I had a list of some of the champion trees of the park, several well-known to us already, but none have photos on the TROBI database. The plan was to “bag” some.  The first was the girth champion Narrow-leaved Ash ‘Raywood’ Fraxinus angustifolia with its lovely gold-and-purple autumn foliage.

Then the Hybrid weeping willow Salix x sepulcralis ‘Salamonii’ which is has strikingly orangey-brown bare twigs in mid winter, but still beautiful in its autumn leaves.

Then the Lancashire girth and height champion Black Walnut Juglans nigra opposite the bandstand.

Listed as “remarkable” is this Cut-leaved Beech Fagus sylvatica ‘Asplenifolia’ on the bandstand island and sweeping down to the water.

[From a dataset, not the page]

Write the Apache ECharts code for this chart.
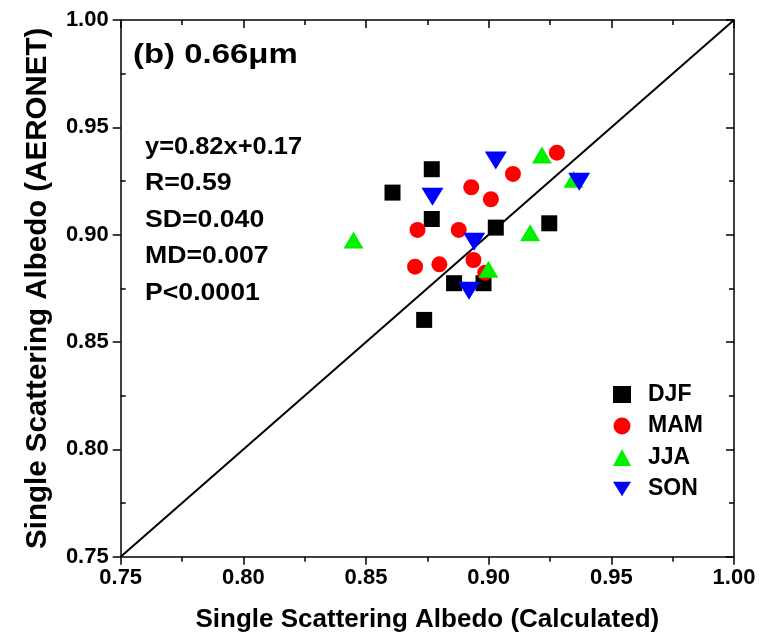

We could hear the Ring-necked Parakeets screeching and occasionally glimpsed them in flight.  On one of the corners near the Oasis café was a very red-leaved tree with an amazing mixture of fallen leaves on the ground beneath. Could they all be from one tree? Some kind of oak? We rootled around in the shrubbery beneath it but could only find one trunk bearing those bright red leaves. There were no acorns, either, to identify the species. I think it must have been a Red Oak. Mitchell says “leaf very variable in size and lobing”, so that must be it.

After lunch we headed north looking for another rare tree which I have never seen before. The Golden Ash Fraxinus excelsior ‘Jaspidea’ is a variety of the normal Ash, and looks the same for most of the year, but in autumn it turns a uniform yellow all over. The listing said “west side of stream in west valley, above upper bridge”, so we walked north from the café, keeping to the left of the stream. This is Kingfisher territory, and to our delight, one flashed past us but was soon lost in the reeds.  And there was the Golden Ash, leaning over the path, its yellow leaves contrasting nicely with the dark Scots Pines planted near it.

On the way back we looked over the big field towards the obelisk, and were amazed to see a circle of birds all scattered around a fellow sitting on the ground. They were Gulls and Crows, all sitting still and calm and many were looking away from the man in the middle. Was he feeding them, was he talking to them, a bird whisperer? It was very strange.

Then the heavens opened and it was a long wet walk back to Aigburth Vale for the bus.

Public transport details: Bus 82 from Elliot Street at 9.55, arriving Aigburth Road / Ashbourne road at 10.15. Returned on the 60 bus from Aigburth Vale at 2.35.